Did his editors have vital creative input into the movie? Of course they did, that's what he hired them for and the fact he fired the first guy (who's previous work shows he was by no means incompetent) should be enough to prove that Lucas wasn't just blindly depending on an editor to fix it for him. Editing a movie is very time consuming, painstaking work, especially in the pre-digital days and requires an editor to go over and over and over hours of footage to find the best takes, find the right coverage to use, when to cut-away and when to linger. They have to go over the entire movie front to back and back to front to find where things aren't working--something that's often impossible to determine until you have the footage all cut together--and address it. That's what the editing phase is for. Very few directors have the time and energy to do this all by themselves and none for a film this complex, much less one they're also writing, part financing and executive producing all while establishing several companies to get it all done, including developing technology and techniques that simply didn't exist until they built it!
Lucas needed collaborators at every level of the production.
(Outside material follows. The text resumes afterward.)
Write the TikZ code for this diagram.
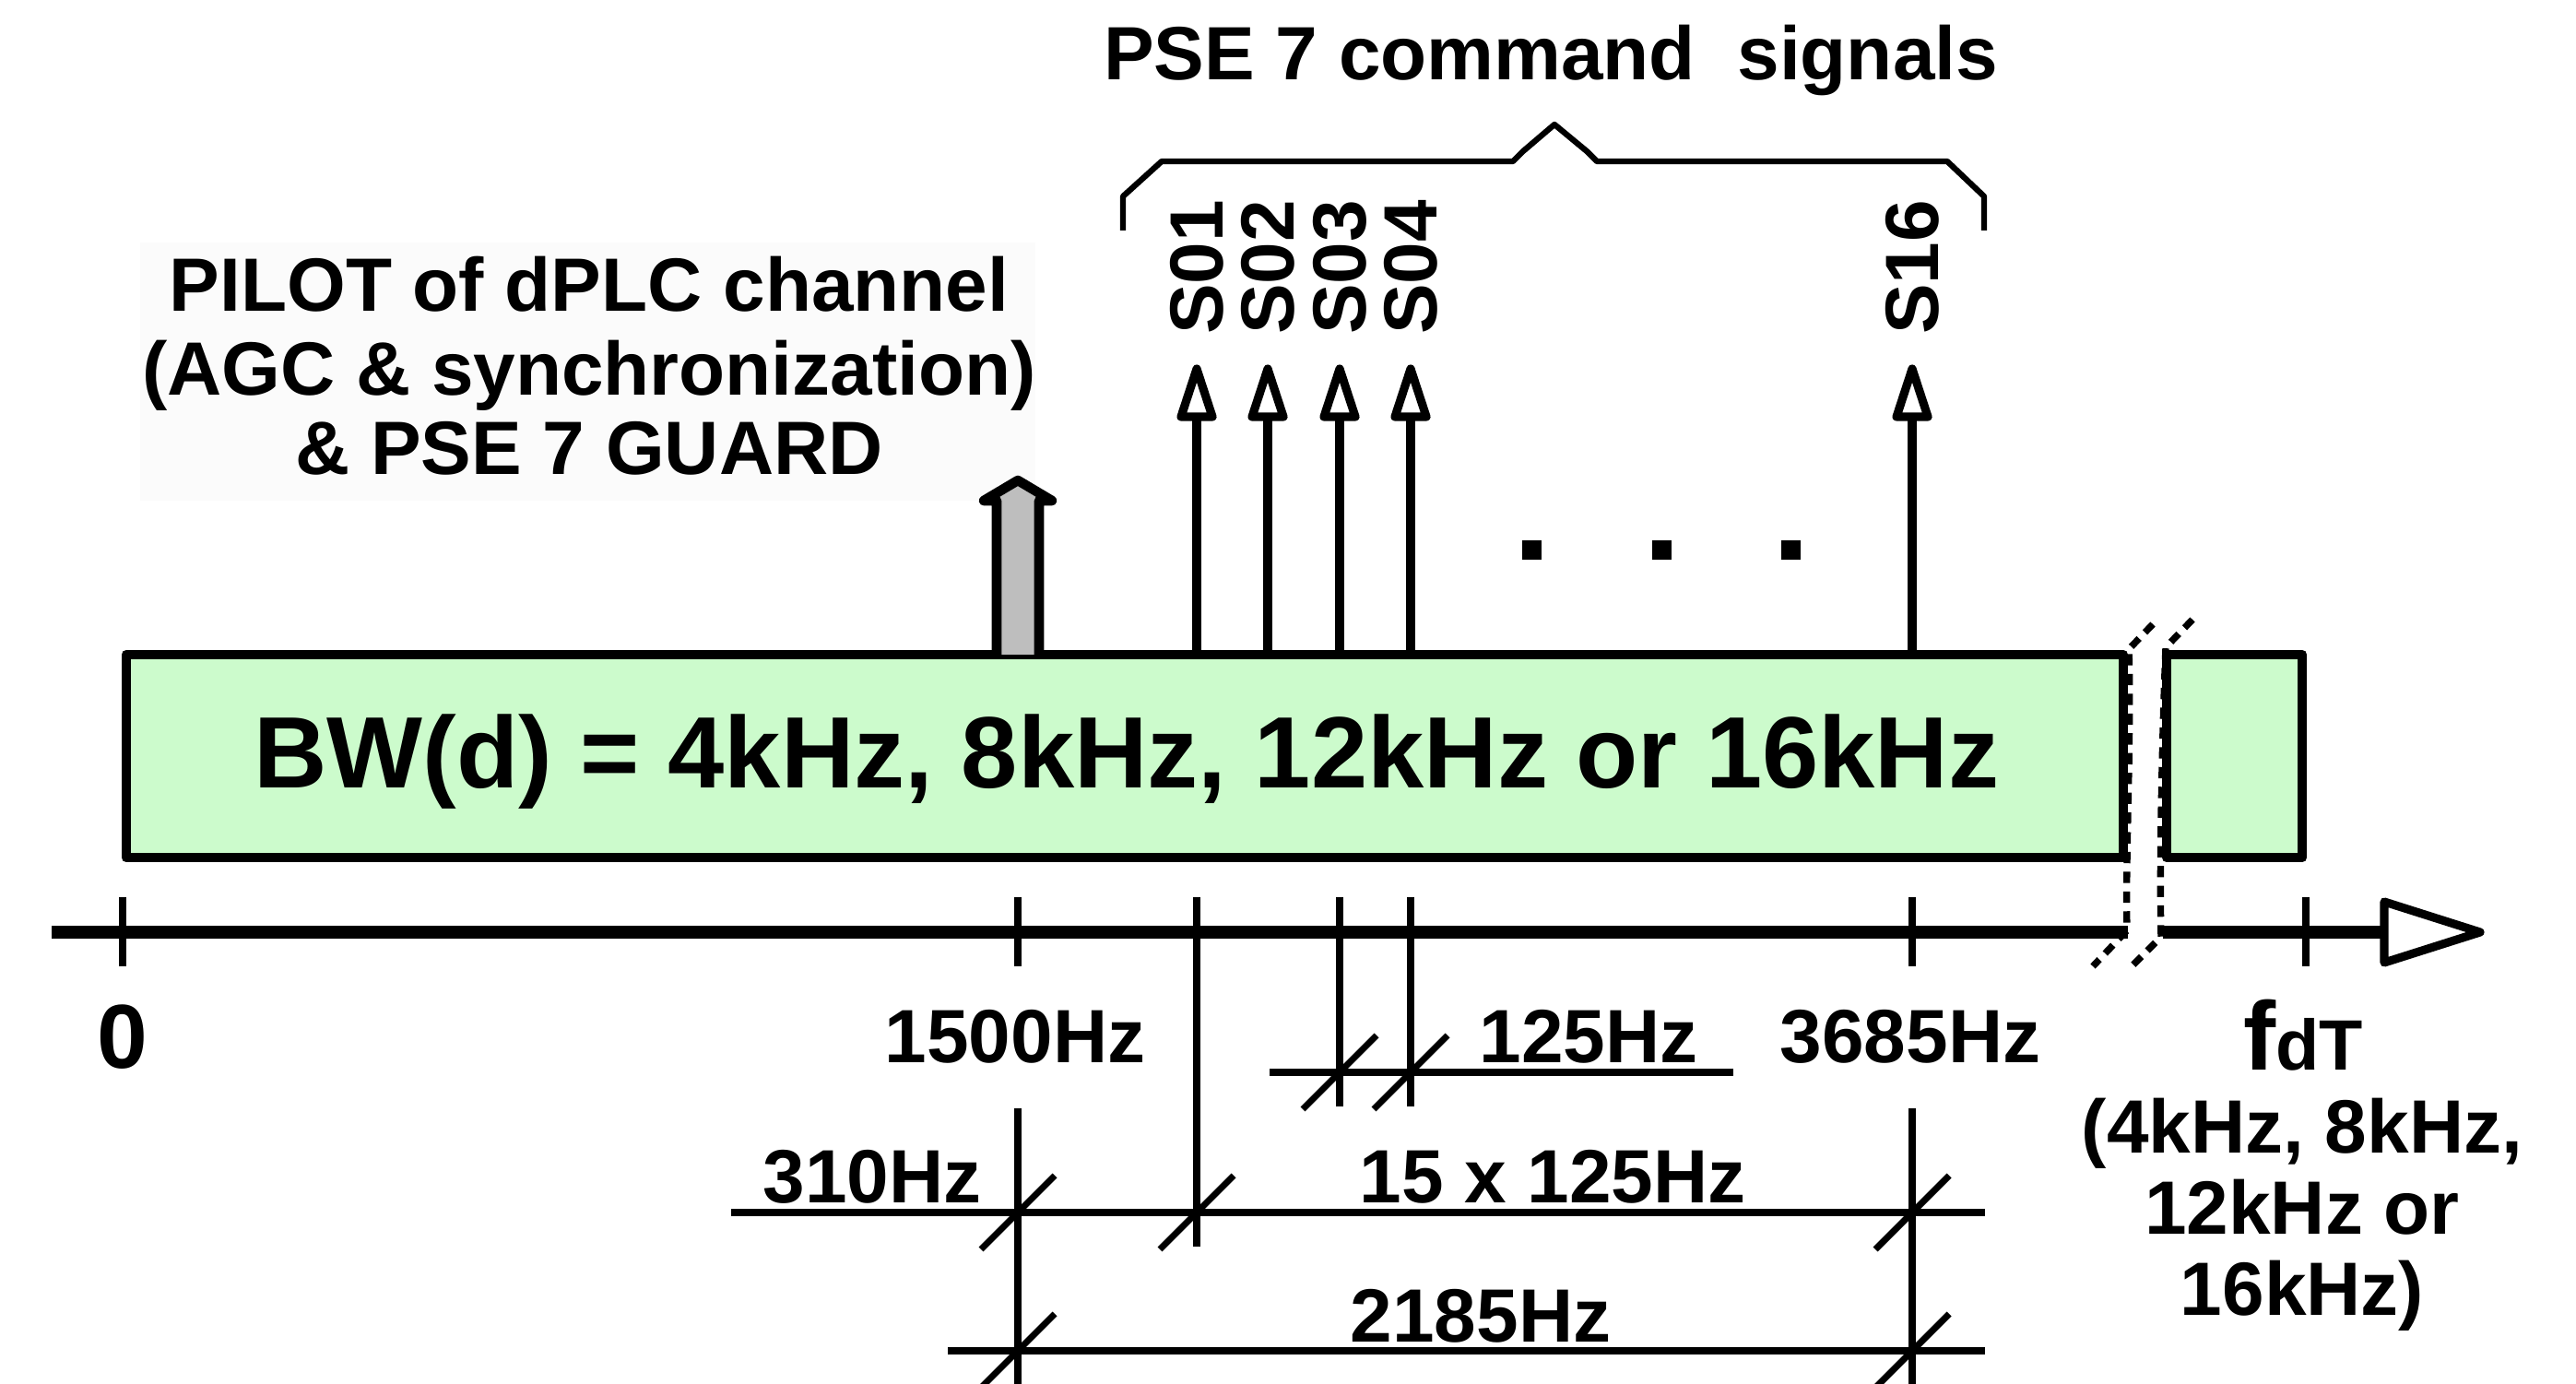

He needed a conceptual artist so he hired Ralph McQuarrie, he needed a score so he hired John Williams. Does the fact that he didn't build a single set with his own hands, sew any costume, or conduct a single piece of music make Star Wars any less "his"? Of course not.
Also, as noted, this was a difficult shoot on a low budget sci-fi movie that nobody thought would be worth anything, with several key members of production being actively obstructive, adding stress and strife to an already overworked director. The only reason it didn't fail a thousand times over is because Lucas was the driving force of the whole thing.
No George Lucas: no Star Wars. Period.